Hola gente, tengo un sony viejito modelo lbt-v302 y el problema que estoy teniendo es que a bajo volumen anda bien, pero cuando aumento el volumen entra en funcionamiento una proteccion que tiene al lado de la parte amplificadora, el equipo tira parlantes de 6 a 16 omhs, probe con uno de 8 y con otro de 6 pero siempre lo mismo, al aumentar el volumen se entrecorta el audio con un sonido tac, tac, tac como si la proteccion se activara constantemente, espero sus respuestas, desde ya muchas gracias.


----------



## DJ DRACO (Jul 14, 2012)

Exactamente eso parece estar pasando..


Si no revisaste el circuito, y si no nos subis fotos, no podemos saber por qué se activa la protección..

Muchas veces se activa por sobrecalentamiento...otras por cortocircuito a la salida...

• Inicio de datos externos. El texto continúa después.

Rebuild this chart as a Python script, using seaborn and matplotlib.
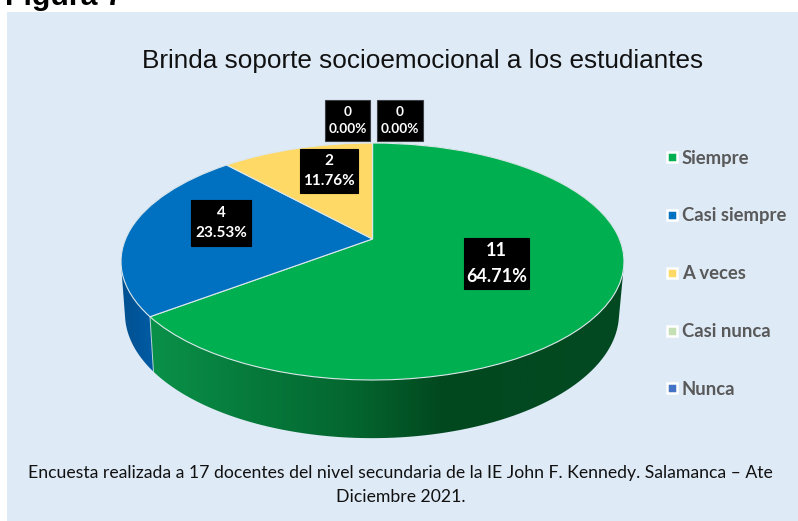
import numpy as np
import matplotlib
matplotlib.use('Agg')
import matplotlib.pyplot as plt
import matplotlib.transforms as mtransforms
from matplotlib.colors import LinearSegmentedColormap
from matplotlib.lines import Line2D
from matplotlib.patches import Polygon, Rectangle
import seaborn as sns

categories = ['Siempre', 'Casi siempre', 'A veces', 'Casi nunca', 'Nunca']
counts = [11, 4, 2, 0, 0]
title = 'Brinda soporte socioemocional a los estudiantes'
footer = ('Encuesta realizada a 17 docentes del nivel secundaria de la IE John F. Kennedy. '
          'Salamanca \u2013 Ate\nDiciembre 2021.')
slice_colors = ['#00B050', '#0070C0', '#FFD966', '#C5E0B4', '#4472C4']

# label boxes in pixels: x0, y0, x1, y1, font size
label_boxes = [(464, 238, 529, 289, 13), (191, 200, 251, 246, 11), (300, 149, 358, 193, 11),
               (325, 100, 370, 141, 9.8), (377, 100, 423, 141, 9.8)]

W, H = 798, 521
PANEL = '#DEEAF6'


class Perspective(mtransforms.Transform):
    # unit circle -> tilted disc in pixel coords
    input_dims = 2
    output_dims = 2
    is_separable = False
    has_inverse = False

    def __init__(self, cx=372.5, cy=239.0, a=246.9, b=114.2, k=0.19):
        super().__init__()
        self.cx, self.cy, self.a, self.b, self.k = cx, cy, a, b, k

    def transform_non_affine(self, values):
        values = np.asarray(values)
        w = 1 + self.k * values[:, 1]
        return np.column_stack([self.cx + self.a * values[:, 0] / w,
                                self.cy - self.b * values[:, 1] / w])


top = Perspective()
bottom = Perspective(cx=372.0, cy=290.0, a=242.5, b=120.0)


def rim(disc, start, stop):
    t = np.radians(np.linspace(start, stop, 160))
    return disc.transform_non_affine(np.column_stack([np.cos(t), np.sin(t)]))


def hull(points):
    # monotone chain, so the wall silhouette runs straight from top rim to bottom rim
    pts = sorted(map(tuple, points))
    def half(seq):
        out = []
        for p in seq:
            while len(out) > 1 and ((out[-1][0] - out[-2][0]) * (p[1] - out[-2][1])
                                    - (out[-1][1] - out[-2][1]) * (p[0] - out[-2][0])) <= 0:
                out.pop()
            out.append(p)
        return out[:-1]
    return np.array(half(pts) + half(pts[::-1]))


def draw_wall(ax, start, stop, stops, zorder):
    xy = hull(np.vstack([rim(top, start, stop), rim(bottom, start, stop)]))
    cmap = LinearSegmentedColormap.from_list('wall', stops)
    im = ax.imshow(np.linspace(0, 1, 512).reshape(1, -1), cmap=cmap, aspect='auto',
                   extent=(120, 625, 460, 140), zorder=zorder)
    im.set_clip_path(Polygon(xy, closed=True, transform=ax.transData))


sns.set_theme(style='white')
plt.rcParams['font.family'] = ['Lato', 'DejaVu Sans']
palette = sns.color_palette(slice_colors)

fig = plt.figure(figsize=(W / 100, H / 100), dpi=100, facecolor='white')
ax = fig.add_axes([0, 0, 1, 1])

wedges, _ = ax.pie(counts, colors=palette, startangle=90, counterclock=False,
                   wedgeprops={'edgecolor': '#DDE8EC', 'linewidth': 0.8})
for w in wedges:
    w.set_transform(top + ax.transData)
    w.set_zorder(3)

ax.add_patch(Rectangle((7, 12), W - 7, H - 12, facecolor=PANEL, edgecolor='none', zorder=0))

# side wall, angles follow the counts; blue goes under green
total = sum(counts)
green_end = 90 - 360 * counts[0] / total
blue_end = green_end - 360 * counts[1] / total
draw_wall(ax, green_end, blue_end, [(0, '#00508F'), (0.07, '#005CA6'), (1, '#004F8C')], 1.5)
draw_wall(ax, 90, green_end, [(0, '#00612F'), (0.06, '#0A9149'), (0.26, '#067A3B'),
                              (0.46, '#04662F'), (0.64, '#02481F'), (1, '#024A22')], 2)
seam_top = rim(top, green_end, green_end)[0]
seam_bottom = rim(bottom, green_end, green_end)[0]
ax.plot([seam_top[0], seam_bottom[0]], [seam_top[1], seam_bottom[1]],
        color='#B9D6D8', lw=0.7, zorder=2.5)

for n, (x0, y0, x1, y1, size) in zip(counts, label_boxes):
    ax.add_patch(Rectangle((x0, y0), x1 - x0, y1 - y0, facecolor='black', linewidth=0.8,
                           edgecolor='#3B4046' if n == 0 else 'black', zorder=4))
    ax.text((x0 + x1) / 2, (y0 + y1) / 2, f'{n}\n{n / total:.2%}', color='white', fontsize=size,
            fontweight='bold', ha='center', va='center', linespacing=1.58, zorder=5)

ax.text(423, 68, title, family=['Liberation Sans'], fontsize=18.77, color='#111111',
        ha='center', va='baseline', zorder=5)
ax.text(5, 5, 'Figura 7', family=['Liberation Sans'], fontsize=21.8, fontweight='bold',
        color='black', ha='left', va='baseline', zorder=5)
ax.text(400.5, 485, footer, fontsize=12.7, color='#111111', ha='center', va='center',
        linespacing=1.6, zorder=5)

handles = [Line2D([], [], linestyle='none', marker='s', markersize=7.6, markerfacecolor=c,
                  markeredgecolor='white', markeredgewidth=1.8) for c in palette]
leg = ax.legend(handles, categories, loc='upper left', bbox_to_anchor=(665.5 / W, 1 - 149.5 / H),
                bbox_transform=fig.transFigure, frameon=False, fontsize=13.3, labelspacing=2.21,
                handlelength=0.7, handletextpad=0.19, borderaxespad=0, borderpad=0)
for t in leg.get_texts():
    t.set_color('#595959')
    t.set_fontweight('bold')
leg.set_zorder(5)

ax.set_aspect('auto')
ax.set_xlim(0, W)
ax.set_ylim(H, 0)
ax.axis('off')

fig.savefig('out.png', dpi=100, facecolor='white')
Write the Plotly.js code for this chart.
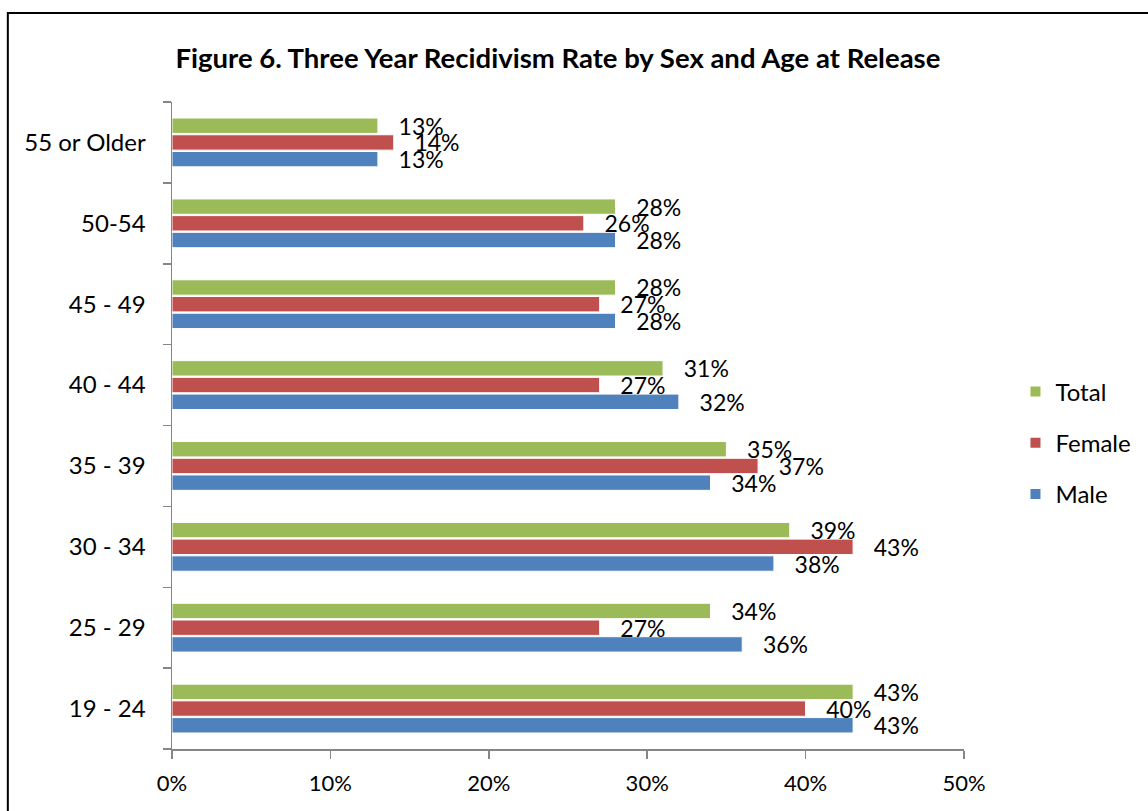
<!DOCTYPE html>
<html>
<head>
<meta charset="utf-8">
<script src="https://cdn.plot.ly/plotly-3.0.1.min.js"></script>
<style>
html,body{margin:0;padding:0;background:#fff;}
#chart{width:1148px;height:811px;}
</style>
</head>
<body>
<div id="chart"></div>
<script>
const categories = ['19 - 24', '25 - 29', '30 - 34', '35 - 39', '40 - 44', '45 - 49', '50-54', '55 or Older'];
const maleValues = [43, 36, 38, 34, 32, 28, 28, 13];
const femaleValues = [40, 27, 43, 37, 27, 27, 26, 14];
const totalValues = [43, 34, 39, 35, 31, 28, 28, 13];
const xTickVals = [0, 10, 20, 30, 40, 50];
const xTickText = ['0%', '10%', '20%', '30%', '40%', '50%'];

const FONT = 'Lato, "Open Sans", "DejaVu Sans", sans-serif';
const pad = '\u00a0\u00a0\u00a0';

function series(name, values, color, rank) {
  return {
    type: 'bar',
    orientation: 'h',
    name: name,
    legendgroup: name,
    legendrank: rank,
    y: categories,
    x: values,
    marker: {color: color, line: {color: '#ffffff', width: 1}},
    text: values.map(v => pad + v + '%'),
    textposition: 'outside',
    constraintext: 'none',
    cliponaxis: false,
    textfont: {family: FONT, size: 23, color: '#000000'},
    hoverinfo: 'x+y+name'
  };
}

const data = [
  series('Male', maleValues, '#4F81BD', 3),
  series('Female', femaleValues, '#C0504D', 2),
  series('Total', totalValues, '#9BBB59', 1)
];

const layout = {
  width: 1148,
  height: 811,
  margin: {l: 172, r: 180, t: 102, b: 62},
  paper_bgcolor: '#ffffff',
  plot_bgcolor: '#ffffff',
  font: {family: FONT, size: 22, color: '#000000'},
  barmode: 'group',
  bargap: 0.38,
  bargroupgap: 0.08,
  title: {
    text: '<b>Figure 6. Three Year Recidivism Rate by Sex and Age at Release</b>',
    font: {family: FONT, size: 27.5, color: '#000000'},
    x: 0.486, xanchor: 'center', xref: 'container',
    y: 1 - 58/811, yanchor: 'middle', yref: 'container'
  },
  xaxis: {
    range: [0, 50],
    tickvals: xTickVals,
    ticktext: xTickText,
    showgrid: false,
    zeroline: false,
    showline: true,
    linecolor: '#868686',
    linewidth: 1.5,
    ticks: 'outside',
    ticklen: 8,
    tickcolor: '#868686',
    tickwidth: 1.5,
    ticklabelstandoff: 6,
    tickfont: {family: FONT, size: 22, color: '#000000'},
    fixedrange: true
  },
  yaxis: {
    type: 'category',
    categoryorder: 'array',
    categoryarray: categories,
    range: [-0.5, 7.5],
    showgrid: false,
    zeroline: false,
    showline: true,
    linecolor: '#868686',
    linewidth: 1.5,
    ticks: 'outside',
    tickson: 'boundaries',
    ticklen: 8,
    tickcolor: '#868686',
    tickwidth: 1.5,
    ticklabelstandoff: 20,
    tickfont: {family: FONT, size: 24, color: '#000000'},
    fixedrange: true
  },
  legend: {
    x: 1.065, xanchor: 'left',
    y: 0.473, yanchor: 'middle',
    traceorder: 'grouped',
    font: {family: FONT, size: 24, color: '#000000'},
    itemsizing: 'constant',
    tracegroupgap: 17,
    bgcolor: 'rgba(0,0,0,0)'
  },
  shapes: [{
    type: 'rect', xref: 'paper', yref: 'paper', layer: 'above',
    x0: (7 - 172) / 796, x1: (1160 - 172) / 796,
    y0: (749 - 830) / 647, y1: (749 - 13) / 647,
    line: {color: '#000000', width: 2},
    fillcolor: 'rgba(0,0,0,0)'
  }],
  showlegend: true
};

Plotly.newPlot('chart', data, layout, {displayModeBar: false, staticPlot: true});
</script>
</body>
</html>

Fijate si alguna de estas cosas t pasa y vemos.


----------



## miguelherrero (Jul 14, 2012)

aca te subo unas fotos de como es el equipo pero mucho no se por donde emprezar a revisar, si me podes decir arranco a mirarlo, creo que las salidas no estan jodidas porque a volumen bajo anda, pero cuando subo el volumen ahi se empieza como a cortar


Nota del Moderador: Fotos retiradas a pedido del autor de las fotos


----------



## DJ DRACO (Jul 14, 2012)

Por lo que veo a esta hora de la noche y todo jeje, que el equipo esta muy bien cuidado y no parece tener ninguna pista cortada o capacitor explotado o resistencia quemada..

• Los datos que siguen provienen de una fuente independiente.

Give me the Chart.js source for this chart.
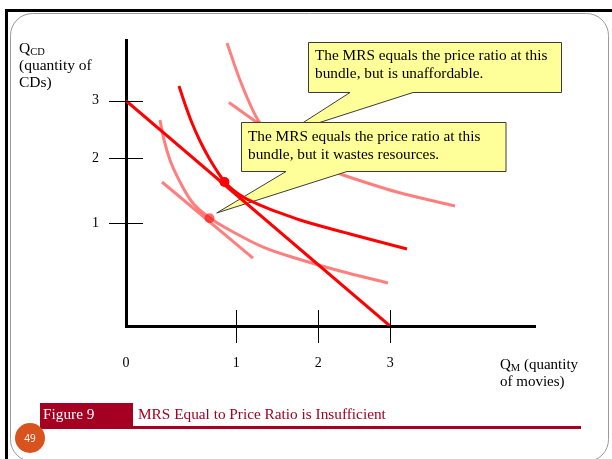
<!DOCTYPE html>
<html>
<head>
<meta charset="utf-8">
<script src="https://cdn.jsdelivr.net/npm/chart.js@4.4.1/dist/chart.umd.min.js"></script>
<style>
  html, body { margin: 0; padding: 0; background: #fff; }
  #slide { position: relative; width: 612px; height: 459px; overflow: hidden;
           font-family: "Liberation Serif", "Times New Roman", serif; }
  #slide canvas { position: absolute; left: 0; top: 0; }
  .txt { position: absolute; color: #000; font-size: 15px; line-height: 16.5px; white-space: nowrap; }
  .txt sub { font-size: 10.5px; vertical-align: -2px; line-height: 0; }
  .note { font-size: 15.3px; line-height: 18px; }
  .foot { position: absolute; font-size: 15.3px; line-height: 18px; white-space: nowrap; }
  #pageNo { position: absolute; left: 15px; top: 423px; width: 30px; height: 30px;
            text-align: center; color: #fff; font: 10px "Open Sans", sans-serif; line-height: 30px; }
</style>
</head>
<body>
<div id="slide">
  <canvas id="chart" width="612" height="459"></canvas>
  <div class="txt" style="left:19px; top:39px; font-size:15.5px; line-height:17px;">Q<sub>CD</sub><br>(quantity of<br>CDs)</div>
  <div class="txt" style="left:500px; top:356px;">Q<sub>M</sub> (quantity<br>of movies)</div>
  <div class="txt note" style="left:315px; top:46px;">The MRS equals the price ratio at this<br>bundle, but is unaffordable.</div>
  <div class="txt note" style="left:248px; top:127px;">The MRS equals the price ratio at this<br>bundle, but it wastes resources.</div>
  <div class="foot" style="left:43px; top:405px; color:#fff;">Figure 9</div>
  <div class="foot" style="left:138px; top:405px; color:#a50021;">MRS Equal to Price Ratio is Insufficient</div>
  <div id="pageNo">49</div>
</div>
<script>
// axis ticks (the original figure spaces them unevenly)
const xTickValues = [0, 1.253, 2.185, 3.003];
const xTickLabels = ['0', '1', '2', '3'];
const yTickValues = [1.367, 2.233, 3.0];
const yTickLabels = ['1', '2', '3'];

// budget line
const budgetQM = [0, 3];
const budgetQCD = [3, 0];

// indifference curve through the chosen bundle
const icMidQM = [0.602, 0.67, 0.75, 0.841, 0.943, 1.034, 1.114, 1.216, 1.352, 1.523, 1.75, 1.977, 2.545, 3.193];
const icMidQCD = [3.196, 2.956, 2.703, 2.463, 2.237, 2.064, 1.931, 1.811, 1.704, 1.611, 1.505, 1.411, 1.225, 1.025];

// lower indifference curve + its tangent line
const icLowQM = [0.386, 0.432, 0.5, 0.614, 0.75, 0.955, 1.239, 1.58, 1.977, 2.432, 2.977];
const icLowQCD = [2.743, 2.477, 2.21, 1.917, 1.651, 1.438, 1.238, 1.039, 0.885, 0.732, 0.573];
const lineLowQM = [0.409, 1.443];
const lineLowQCD = [1.917, 0.905];

// higher indifference curve + its tangent line
const icHighQM = [1.148, 1.295, 1.5, 1.807, 2.148, 2.466, 3.08, 3.739];
const icHighQCD = [3.768, 3.276, 2.743, 2.37, 2.144, 2.011, 1.784, 1.598];
const lineHighQM = [1.17, 1.977];
const lineHighQCD = [2.976, 2.304];

// marked bundles
const chosenQM = [1.119], chosenQCD = [1.917];
const wasteQM = [0.949], wasteQCD = [1.434];

// where the callout pointers aim
const unaffordTipQM = 1.83, unaffordTipQCD = 2.57;
const wasteTipQM = 1.031, wasteTipQCD = 1.505;

const RED = '#ff0000';
const PINK = 'rgba(255, 0, 0, 0.5)';

function pts(xs, ys) {
  return xs.map((x, i) => ({ x: x, y: ys[i] }));
}

function curve(xs, ys, color, order) {
  return {
    data: pts(xs, ys),
    borderColor: color,
    borderWidth: 3,
    pointRadius: 0,
    cubicInterpolationMode: 'monotone',
    fill: false,
    order: order
  };
}

function dot(xs, ys, color, order) {
  return {
    data: pts(xs, ys),
    showLine: false,
    pointRadius: 5,
    pointBackgroundColor: color,
    pointBorderWidth: 0,
    order: order
  };
}

// slide decoration behind the chart
const slideFrame = {
  id: 'slideFrame',
  beforeDraw(chart) {
    const ctx = chart.ctx;
    ctx.save();
    ctx.fillStyle = '#fff';
    ctx.fillRect(0, 0, 612, 459);
    ctx.strokeStyle = '#9a9a9a';
    ctx.lineWidth = 1;
    ctx.beginPath();
    ctx.roundRect(10.5, 13.5, 598, 448, 22);
    ctx.stroke();
    ctx.fillStyle = '#000';
    ctx.fillRect(5, 9, 607, 3);
    ctx.fillRect(5, 9, 3, 450);
    ctx.fillStyle = '#a50021';
    ctx.fillRect(40, 403, 93, 24);
    ctx.fillRect(40, 426, 541, 3);
    ctx.fillStyle = '#d9531e';
    ctx.beginPath();
    ctx.arc(30, 438, 15, 0, Math.PI * 2);
    ctx.fill();
    ctx.restore();
  }
};

// callout shapes: drawn over the pale curves, under the bright ones
const callouts = {
  id: 'callouts',
  beforeDatasetsDraw() { this.done = false; },
  beforeDatasetDraw(chart, args) {
    if (this.done || chart.data.datasets[args.index].order !== 1) return;
    this.done = true;
    const xs = chart.scales.x, ys = chart.scales.y;
    const boxes = [
      { l: 308.5, t: 42.5, r: 561.5, b: 92.5, b0: 350, b1: 413, tx: unaffordTipQM, ty: unaffordTipQCD },
      { l: 241.5, t: 122.5, r: 506, b: 171.5, b0: 286, b1: 347, tx: wasteTipQM, ty: wasteTipQCD }
    ];
    const ctx = chart.ctx;
    ctx.save();
    boxes.forEach(c => {
      ctx.beginPath();
      ctx.moveTo(c.l, c.t);
      ctx.lineTo(c.r, c.t);
      ctx.lineTo(c.r, c.b);
      ctx.lineTo(c.b1, c.b);
      ctx.lineTo(xs.getPixelForValue(c.tx), ys.getPixelForValue(c.ty));
      ctx.lineTo(c.b0, c.b);
      ctx.lineTo(c.l, c.b);
      ctx.closePath();
      ctx.fillStyle = '#ffff99';
      ctx.fill();
      ctx.strokeStyle = '#3c3c3c';
      ctx.lineWidth = 1;
      ctx.stroke();
    });
    ctx.restore();
  }
};

// tick marks that cross the axes
const crossTicks = {
  id: 'crossTicks',
  afterDraw(chart) {
    const { ctx, chartArea, scales } = chart;
    ctx.save();
    ctx.strokeStyle = '#000';
    ctx.lineWidth = 1;
    ctx.beginPath();
    xTickValues.forEach(v => {
      if (v === 0) return;
      const x = Math.round(scales.x.getPixelForValue(v)) + 0.5;
      ctx.moveTo(x, chartArea.bottom - 16);
      ctx.lineTo(x, chartArea.bottom + 17);
    });
    yTickValues.forEach(v => {
      const y = Math.round(scales.y.getPixelForValue(v)) + 0.5;
      ctx.moveTo(chartArea.left - 17, y);
      ctx.lineTo(chartArea.left + 17, y);
    });
    ctx.stroke();
    ctx.restore();
  }
};

const tickFont = { family: '"Liberation Serif", "Times New Roman", serif', size: 14 };

new Chart(document.getElementById('chart'), {
  type: 'line',
  data: {
    datasets: [
      curve(budgetQM, budgetQCD, RED, 1),
      curve(icMidQM, icMidQCD, RED, 1),
      dot(chosenQM, chosenQCD, RED, 1),
      curve(icLowQM, icLowQCD, PINK, 2),
      curve(lineLowQM, lineLowQCD, PINK, 2),
      curve(icHighQM, icHighQCD, PINK, 2),
      curve(lineHighQM, lineHighQCD, PINK, 2),
      dot(wasteQM, wasteQCD, 'rgba(255, 60, 60, 0.75)', 2)
    ]
  },
  options: {
    responsive: false,
    animation: false,
    events: [],
    layout: { padding: { left: 0, top: 40, right: 77, bottom: 73 } },
    plugins: { legend: { display: false }, tooltip: { enabled: false } },
    scales: {
      x: {
        type: 'linear',
        min: 0,
        max: 4.648,
        afterFit(scale) { scale.height = 60; },
        afterBuildTicks(scale) { scale.ticks = xTickValues.map(v => ({ value: v })); },
        grid: { display: false, drawTicks: false },
        border: { display: true, width: 3, color: '#000' },
        ticks: {
          autoSkip: false,
          maxRotation: 0,
          padding: 29,
          color: '#000',
          font: tickFont,
          callback: (v, i) => xTickLabels[i]
        }
      },
      y: {
        type: 'linear',
        min: 0,
        max: 3.808,
        afterFit(scale) { scale.width = 126; },
        afterBuildTicks(scale) { scale.ticks = yTickValues.map(v => ({ value: v })); },
        grid: { display: false, drawTicks: false },
        border: { display: true, width: 3, color: '#000' },
        ticks: {
          autoSkip: false,
          padding: 27,
          color: '#000',
          font: tickFont,
          callback: (v, i) => yTickLabels[i]
        }
      }
    }
  },
  plugins: [slideFrame, callouts, crossTicks]
});
</script>
</body>
</html>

Por ende y si lo que se activa es ese rele negro al lado del disipador de calor...te diría:

Proba cambiando el rele....primero...

Peor no debe ser eso...en segundo lugar, fijate si los otros 2 "integrados" en el disipador y tiranos lo que digan...sobretodo es interesante si alguno de esos es un sensor de tempratura tipo LM35 o algo así....por eso escribinos que dicen esos dos integraditos mas chicos puestos en el disipador..

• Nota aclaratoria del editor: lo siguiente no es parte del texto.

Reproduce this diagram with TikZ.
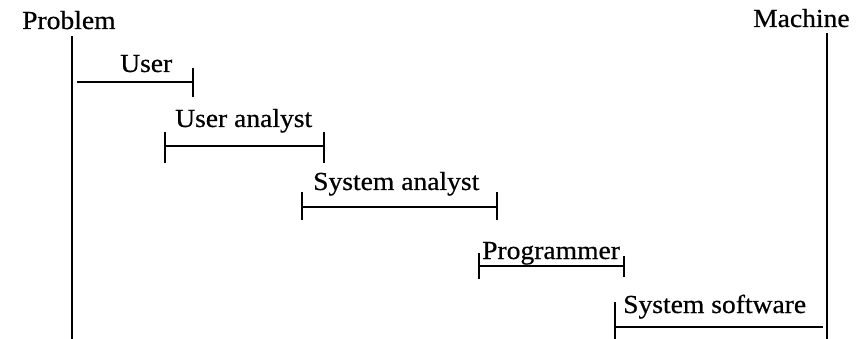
\documentclass[tikz,border=0pt]{standalone}
\usepackage{fontspec}
\setmainfont{Liberation Serif}[FakeStretch=1.06,FakeBold=0.6]
\begin{document}
\begin{tikzpicture}[x=1pt,y=-1pt,
  lbl/.style={anchor=base west, inner sep=0pt, font=\fontsize{26}{30}\selectfont},
  rule/.style={line width=1.7pt, line cap=butt}]
\useasboundingbox (0,0) rectangle (862,339);

% end points of the spectrum
\node[lbl] (prob) at (22,29) {Problem};
\node[lbl] (mach) at (753,27) {Machine};
\coordinate (probTop) at (72,36);
\coordinate (probBot) at (72,339);
\coordinate (machTop) at (827,33);
\coordinate (machBot) at (827,339);
\draw[rule] (probTop) -- (probBot);
\draw[rule] (machTop) -- (machBot);

% User
\node[lbl] (user) at (120,72) {User};
\coordinate (u1) at (77,82);
\coordinate (u2) at (193,82);
\draw[rule] (u1) -- (u2);
\draw[rule] (193,68) -- (193,97);

% User analyst
\node[lbl] (ua) at (175,127) {User analyst};
\coordinate (ua1) at (165,146);
\coordinate (ua2) at (324,146);
\draw[rule] (ua1) -- (ua2);
\draw[rule] (165,132) -- (165,163);
\draw[rule] (324,132) -- (324,163);

% System analyst
\node[lbl] (sa) at (313,190) {System analyst};
\coordinate (sa1) at (302,207);
\coordinate (sa2) at (497,207);
\draw[rule] (sa1) -- (sa2);
\draw[rule] (302,192) -- (302,220);
\draw[rule] (497,192) -- (497,220);

% Programmer
\node[lbl] (prog) at (482,259) {Programmer};
\coordinate (pr1) at (479,266);
\coordinate (pr2) at (624,266);
\draw[rule] (pr1) -- (pr2);
\draw[rule] (479,253) -- (479,279);
\draw[rule] (624,256) -- (624,277);

% System software
\node[lbl] (ss) at (623,313) {System software};
\coordinate (ss1) at (615,327);
\coordinate (ss2) at (823,327);
\draw[rule] (ss1) -- (ss2);
\draw[rule] (615,302) -- (615,339);
\end{tikzpicture}
\end{document}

despues vemos como seguir.


----------



## miguelherrero (Jul 15, 2012)

Gracias por tu aporte, mira aca te paso unas fotos de los sensores que me pediste para que veas sus inscripciones, tambien desarme el rele y lo deje puesto para ver su funcionamiento, cuando el equipo esta apagado en las fotos se ven las dos patitas alejadas de las otras dos y cuando doy la orden de encender tarda como si algo se cargara y se pegan y comienza a dar sonido.Cuando esta en funcionamiento las patitas estan pegadas y cuando subo el volumen empiezan a soltarse y conectarse de nuevo, espero te sirva de algo esto asi puedas ayudarme a solucionar el problema desde ya esta de mas decirte gracias.


----------